Take a scene at the Metro Transit Center on a recent morning, f'rinstance. I'm sitting in the car listening to talk radio as I wait for the 8:44 Express into downtown to arrive. My car happens by chance to be facing the bus circle, so I'm given a fair view of all the comings and goings. Once again, I get a glimpse of more "going" than I needed to.

Many of the waiting areas for particular routes have these big shelter/wind guard thingies made of glass & regular brick enclosing 2 or 3 concrete benches. They look like a capital I from overhead, and the glass brick lets you see motion on the other side, but not anything very clearly. The one I'm nearest to is the shelter for the 214/216 Downtown routes, the one sheltering the benches I'm about 5 minutes away from walking over and plopping my butt down upon.

From the other side of the shelter lurches a prime specimen of humanity. Probably in his late 50's, he's got an untucked button-down shirt that's stretched to bursting over a cannonball belly, and the bottom two buttons are either undone or snapped off from excessive tension. It's filthy, as are the polyester pants, worn shiny in the ass and the cuffs. Feet are jammed into nondescript athletic shoes, but the shoe heels have been crushed down, so they look like some sort of house slippers. The heels hanging out are crusty and poxy-looking. I'm suddenly glad I stayed to listen to the radio, otherwise I'd be standing there, and no doubt this guy smells like a Sonoran rendering factory during Roadkill Week.

I'm usually the only one that picks up the 8:44 here, so there's no one else at that shelter. This fact is not lost on our fashion model, who takes the opportunity to unzip his scuzzy drawers, whip out his schlong and commence to spraying a ropy piss stream all over the brick wall and the benches. Motherf#&%er. That's where I usually SIT, you asshole!

I can't honk my horn at this dude, 'cause it's still on the fritz. I contemplate jumping out and yelling, but by the time I get the radio turned off and the windows rolled up, he's finished his irrigation project and has wandered over to see what's edible in the garbage can.

Now, this is not the first time I've seen someone relieve themselves at the Transit Center. The other time, however, it was this 182 year old geezer who obviously had some incontinence problems. This bunghole, OTOH, did this deliberately, rather than walk the 75 yards to the Port-O-John over where they're doing road construction.
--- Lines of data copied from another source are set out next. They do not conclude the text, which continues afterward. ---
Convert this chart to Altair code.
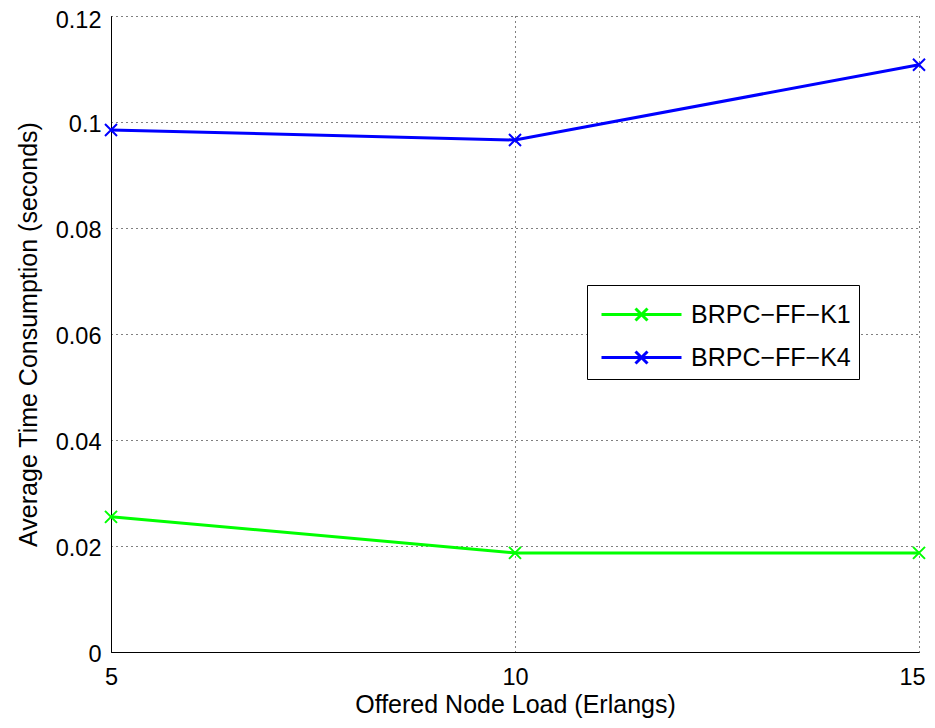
import altair as alt
import pandas as pd

loads = [5, 10, 15]
k1_values = [0.0255, 0.0187, 0.0187]
k4_values = [0.0985, 0.0966, 0.1108]
series_names = ["BRPC\u2212FF\u2212K1", "BRPC\u2212FF\u2212K4"]
series_colors = ["#00ff00", "#0000ff"]
y_ticks = [0, 0.02, 0.04, 0.06, 0.08, 0.1, 0.12]
x_ticks = [5, 10, 15]

rows = []
for x, v in zip(loads, k1_values):
    rows.append({"load": x, "time": v, "series": series_names[0]})
for x, v in zip(loads, k4_values):
    rows.append({"load": x, "time": v, "series": series_names[1]})
df = pd.DataFrame(rows)

FONT = "Liberation Sans"

x_enc = alt.X("load:Q", scale=alt.Scale(domain=[5, 15], nice=False),
              axis=alt.Axis(values=x_ticks, title="Offered Node Load (Erlangs)", format="d",
                            labelFlush=False,
                            labelOffset={"expr": "datum.value == 15 ? -7 : 0"}))
y_enc = alt.Y("time:Q", scale=alt.Scale(domain=[0, 0.12], nice=False),
              axis=alt.Axis(values=y_ticks, title="Average Time Consumption (seconds)",
                            labelOffset={"expr": "datum.value >= 0.12 ? 4 : 2"},
                            labelExpr="datum.value == 0 ? '0' : format(datum.value, '.2~f')"))
color_enc = alt.Color("series:N", scale=alt.Scale(domain=series_names, range=series_colors),
                      legend=alt.Legend(title=None, orient="none", legendX=476, legendY=269,
                                        fillColor="white", strokeColor="black", padding=8,
                                        symbolType="M-2,0H2M-0.3,-0.3L0.3,0.3M-0.3,0.3L0.3,-0.3",
                                        symbolSize=1600, symbolStrokeWidth=3, symbolOffset=25,
                                        labelFontSize=25, labelFont=FONT, labelColor="black",
                                        labelOffset=28, rowPadding=8, offset=0))

lines = alt.Chart(df).mark_line(strokeWidth=3).encode(x=x_enc, y=y_enc, color=color_enc)
points = alt.Chart(df).mark_point(
    shape="M-1,-1L1,1M-1,1L1,-1", size=144, filled=False, strokeWidth=2, opacity=1
).encode(x=x_enc, y=y_enc,
         color=alt.Color("series:N", scale=alt.Scale(domain=series_names, range=series_colors), legend=None))

chart = alt.layer(lines, points).properties(
    width=808, height=636,
    autosize=alt.AutoSizeParams(type="none"),
    padding={"left": 103, "top": 8, "right": 8, "bottom": 68},
).configure_view(stroke=None).configure_axis(
    grid=True, gridColor="black", gridDash=[1, 4], gridOpacity=1, gridWidth=1,
    domainColor="black", domainWidth=1, ticks=False,
    labelFont=FONT, labelFontSize=23.5, labelColor="black", labelPadding=10,
    titleFont=FONT, titleFontSize=25, titleColor="black", titleFontWeight="normal",
).configure_axisX(labelPadding=13, titlePadding=4).configure_axisY(titlePadding=14)

chart.save("out.html", embed_options={"renderer": "svg", "actions": False})
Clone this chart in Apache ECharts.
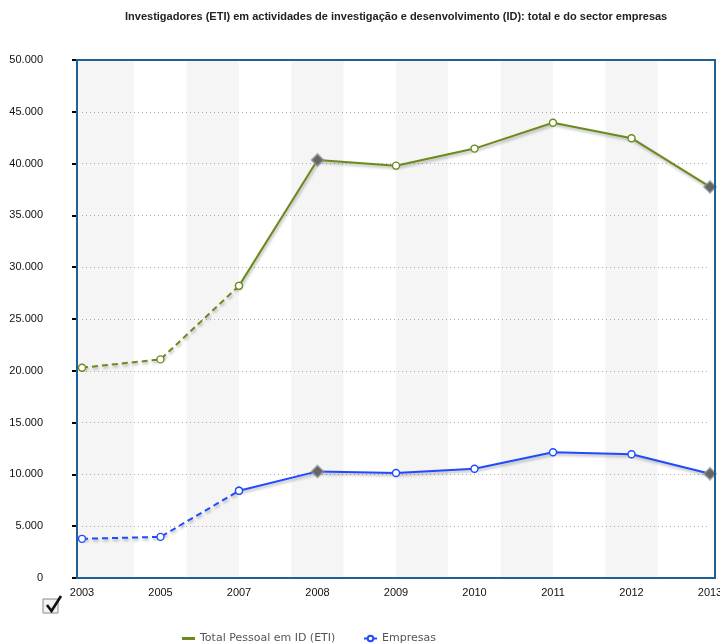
<!DOCTYPE html>
<html>
<head>
<meta charset="utf-8">
<script src="https://cdn.jsdelivr.net/npm/echarts@6/dist/echarts.min.js"></script>
<style>
html,body{margin:0;padding:0;background:#fff;}
#chart{width:720px;height:643px;}
</style>
</head>
<body>
<div id="chart"></div>
<script>
// ---- data ----
var categories = ['2003','2005','2007','2008','2009','2010','2011','2012','2013'];
var totalValues = [20300, 21100, 28200, 40350, 39800, 41450, 43950, 42450, 37750];
var empresasValues = [3780, 3970, 8420, 10290, 10130, 10540, 12140, 11950, 10060];
var seriesNames = ['Total Pessoal em ID (ETI)', 'Empresas'];
var diamondYears = ['2008', '2013'];   // points marked with a grey diamond
var dashedUntil = '2007';              // line is dashed up to this year
var titleText = 'Investigadores (ETI) em actividades de investigação e desenvolvimento (ID): total e do sector empresas';

var GREEN = '#6a8a1c';
var BLUE = '#1f4bff';

function buildPoints(values, part) {
  var cut = categories.indexOf(dashedUntil);
  return values.map(function (v, i) {
    if (part === 'dashed' && i > cut) return null;
    if (part === 'solid' && i < cut) return null;
    if (diamondYears.indexOf(categories[i]) >= 0) {
      return {
        value: v,
        symbol: 'diamond',
        symbolSize: 12,
        itemStyle: { color: '#666666', borderColor: 'rgba(150,150,150,0.55)', borderWidth: 2 }
      };
    }
    return { value: v };
  });
}

function makeSeries(name, values, color, part) {
  return {
    name: name,
    type: 'line',
    xAxisIndex: 1,
    yAxisIndex: 1,
    data: buildPoints(values, part),
    symbol: 'circle',
    symbolSize: 7,
    showAllSymbol: true,
    connectNulls: false,
    animation: false,
    z: part === 'solid' ? 3 : 2,
    itemStyle: { color: '#ffffff', borderColor: color, borderWidth: 1.4 },
    lineStyle: {
      color: color,
      width: 2,
      type: part === 'dashed' ? [6, 4] : 'solid',
      shadowColor: 'rgba(0,0,0,0.3)',
      shadowBlur: 3,
      shadowOffsetX: 1,
      shadowOffsetY: 2
    }
  };
}

var chart = echarts.init(document.getElementById('chart'), null, { renderer: 'canvas' });

var padGradient = new echarts.graphic.LinearGradient(0, 0, 1, 0, [
  { offset: 0, color: '#f5f5f5' }, { offset: 0.0078, color: '#f5f5f5' },
  { offset: 0.0079, color: '#ffffff' }, { offset: 1, color: '#ffffff' }
]);

var option = {
  backgroundColor: '#ffffff',
  animation: false,
  title: {
    text: titleText,
    left: 120,
    top: 6,
    textStyle: { fontFamily: 'Liberation Sans, Arial, sans-serif', fontSize: 11, fontWeight: 'bold', color: '#222' }
  },
  grid: [
    { left: 77, right: 5, top: 60, bottom: 65, show: true, borderWidth: 0,
      backgroundColor: padGradient, z: 0, outerBoundsMode: 'none', containLabel: false },
    { left: 82, right: 10, top: 60, bottom: 65, show: false, outerBoundsMode: 'none', containLabel: false },
    { left: 77, right: 5, top: 60, bottom: 65, show: true, borderColor: '#1d6196', borderWidth: 2,
      backgroundColor: 'transparent', z: 5, outerBoundsMode: 'none', containLabel: false }
  ],
  xAxis: [
    { type: 'value', gridIndex: 0, min: 0, max: 1, show: false },
    { type: 'category', gridIndex: 1, data: categories, boundaryGap: false,
      axisLine: { show: false }, axisTick: { show: false }, splitLine: { show: false },
      axisLabel: { interval: 0, margin: 9, hideOverlap: false,
        fontFamily: 'Liberation Sans, Arial, sans-serif', fontSize: 11, color: '#111' } },
    { type: 'value', gridIndex: 1, min: 0, max: 12, interval: 1, position: 'top', z: 1,
      axisLine: { show: false }, axisTick: { show: false }, axisLabel: { show: false },
      splitLine: { show: false },
      splitArea: { show: true, areaStyle: { color: ['#f5f5f5', '#ffffff'] } } },
    { type: 'value', gridIndex: 2, min: 0, max: 1, show: false }
  ],
  yAxis: [
    { type: 'value', gridIndex: 0, min: 0, max: 50000, interval: 5000, position: 'left', offset: 28,
      axisLine: { show: true, lineStyle: { color: '#000', width: 2 } },
      axisTick: { show: true, length: 5, lineStyle: { color: '#000', width: 2 } },
      splitLine: { show: false },
      axisLabel: { margin: 6, fontFamily: 'Liberation Sans, Arial, sans-serif', fontSize: 11, color: '#111',
        formatter: function (v) { return v === 0 ? '0' : v.toLocaleString('de-DE'); } } },
    { type: 'value', gridIndex: 1, min: 0, max: 50000, interval: 5000, z: 1.5,
      axisLine: { show: false }, axisTick: { show: false }, axisLabel: { show: false },
      splitLine: { show: true, lineStyle: { color: '#aaaaaa', type: [1, 3], width: 1 } } },
    { type: 'value', gridIndex: 2, min: 0, max: 1, show: false }
  ],
  legend: [
    { data: [{ name: seriesNames[0], icon: 'rect', itemStyle: { color: GREEN, borderWidth: 0 } }],
      left: 177, top: 628, itemWidth: 13, itemHeight: 3, selectedMode: false,
      textStyle: { fontFamily: 'DejaVu Sans, Verdana, sans-serif', fontSize: 11, color: '#555' } },
    { data: [seriesNames[1]], left: 358, top: 628, itemWidth: 13, itemHeight: 7, selectedMode: false,
      textStyle: { fontFamily: 'DejaVu Sans, Verdana, sans-serif', fontSize: 11, color: '#555' } }
  ],
  graphic: [
    { type: 'group', x: 42, y: 594, children: [
      { type: 'rect', shape: { x: 1, y: 5, width: 15, height: 14 },
        style: { fill: '#f3f3f3', stroke: '#888', lineWidth: 1 } },
      { type: 'polyline', shape: { points: [[5, 11], [9.5, 17], [19, 2]] },
        style: { stroke: '#111', lineWidth: 2.6, fill: null, lineJoin: 'miter' } }
    ] }
  ],
  series: [
    makeSeries(seriesNames[0], totalValues, GREEN, 'solid'),
    makeSeries(seriesNames[0], totalValues, GREEN, 'dashed'),
    makeSeries(seriesNames[1], empresasValues, BLUE, 'solid'),
    makeSeries(seriesNames[1], empresasValues, BLUE, 'dashed')
  ]
};
chart.setOption(option);
</script>
</body>
</html>
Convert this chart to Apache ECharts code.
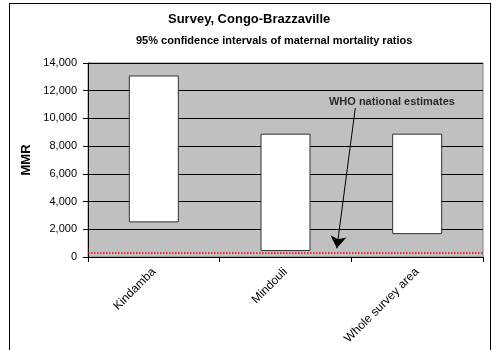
<!DOCTYPE html>
<html>
<head>
<meta charset="utf-8">
<script src="https://cdn.jsdelivr.net/npm/echarts@6/dist/echarts.min.js"></script>
<style>
  html, body { margin: 0; padding: 0; background: #fff; }
  #frame { position: absolute; left: 9px; top: 3px; width: 480px; height: 360px; border: 1px solid #000; }
  #main { position: absolute; left: 0; top: 0; width: 492px; height: 350px; }
</style>
</head>
<body>
<div id="frame"></div>
<div id="main"></div>
<script>
// categories and confidence interval bounds
const categories = ['Kindamba', 'Mindouli', 'Whole survey area'];
const lowerBound = [2500, 430, 1650];
const upperBound = [13100, 8900, 8900];
const whoEstimate = 330;

// annotation arrow, in data units (x: 0..3 across the categories)
const arrowFrom = [2.03, 10750];
const arrowTo = [1.89, 630];
const arrowLabel = [1.83, 11200];

const yTicks = { min: 0, max: 14000, step: 2000 };

const spans = upperBound.map((u, i) => u - lowerBound[i]);

const chart = echarts.init(document.getElementById('main'));

const option = {
  animation: false,
  title: [
    {
      text: 'Survey, Congo-Brazzaville',
      left: 163, top: 8,
      textStyle: { fontFamily: 'Liberation Sans, Arial', fontSize: 13, fontWeight: 'bold', color: '#000' }
    },
    {
      text: '95% confidence intervals of maternal mortality ratios',
      left: 131, top: 30,
      textStyle: { fontFamily: 'Liberation Sans, Arial', fontSize: 11, fontWeight: 'bold', color: '#000' }
    }
  ],
  grid: {
    left: 88, top: 63, right: 9, bottom: 93,
    show: true,
    backgroundColor: '#c0c0c0',
    borderColor: '#808080',
    borderWidth: 1
  },
  xAxis: [
    {
      type: 'category',
      data: categories,
      axisLine: { lineStyle: { color: '#000', width: 1 } },
      axisTick: { show: true, length: 5, lineStyle: { color: '#000' } },
      axisLabel: {
        rotate: 45, margin: 13, color: '#000',
        fontFamily: 'Liberation Sans, Arial', fontSize: 12
      }
    },
    { type: 'value', min: 0, max: 3, show: false }
  ],
  yAxis: {
    type: 'value',
    min: yTicks.min, max: yTicks.max, interval: yTicks.step,
    name: 'MMR',
    nameLocation: 'middle',
    nameGap: 46,
    nameTextStyle: { fontFamily: 'Liberation Sans, Arial', fontSize: 13, fontWeight: 'bold', color: '#000' },
    axisLine: { show: true, lineStyle: { color: '#000', width: 1 } },
    axisTick: { show: true, length: 5, lineStyle: { color: '#000' } },
    axisLabel: {
      margin: 11, color: '#000',
      fontFamily: 'Liberation Sans, Arial', fontSize: 11,
      formatter: v => v.toLocaleString('en-US')
    },
    splitLine: { show: true, lineStyle: { color: '#000', width: 1 } }
  },
  series: [
    {
      name: 'base',
      type: 'bar',
      stack: 'ci',
      data: lowerBound,
      barWidth: 50,
      itemStyle: { color: 'transparent' },
      silent: true
    },
    {
      name: 'interval',
      type: 'bar',
      stack: 'ci',
      data: spans,
      barWidth: 50,
      itemStyle: { color: '#fff', borderColor: '#333', borderWidth: 1 },
      markLine: {
        silent: true,
        symbol: 'none',
        label: { show: false },
        lineStyle: { color: '#ff0000', type: 'dotted', width: 1.5 },
        data: [{ yAxis: whoEstimate }]
      }
    },
    {
      name: 'note',
      type: 'scatter',
      xAxisIndex: 1,
      data: [arrowLabel],
      symbolSize: 0,
      silent: true,
      label: {
        show: true, position: 'right', distance: 0,
        formatter: 'WHO national estimates',
        fontFamily: 'Liberation Sans, Arial', fontSize: 11, fontWeight: 'bold', color: '#000'
      },
      markLine: {
        silent: true,
        symbol: ['none', 'arrow'],
        symbolSize: 12,
        label: { show: false },
        lineStyle: { color: '#000', type: 'solid', width: 1 },
        data: [[{ coord: arrowFrom }, { coord: arrowTo }]]
      }
    }
  ]
};

chart.setOption(option);
</script>
</body>
</html>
As I walked over to the bus waiting area, I thought about how nice it would have been to send this guy a message. Not a horn honk, or an angry yell, but instead an Easton GameGetter II, 'bout 32 inches long, off a 80 lb. recurve bow, tipped with a triple-razor broadhead. I'll bet the occurrences of piss on waiting benches decreases dramatically when offender's hoo-hahs are pinned to their thighbones.

Alas, I would inevitably be seen as the Bad Guy if I followed that course of action. I'd be convicted in the Court of Public Opinion (aka the views of the Mass Media reporters and editors) for failing to respect this man's individuality and his need to express himself in an unconventional manner.

Sigh. At least give me a 007 license with a cattle prod, fer Pete's sake! Someone's got to make the effort!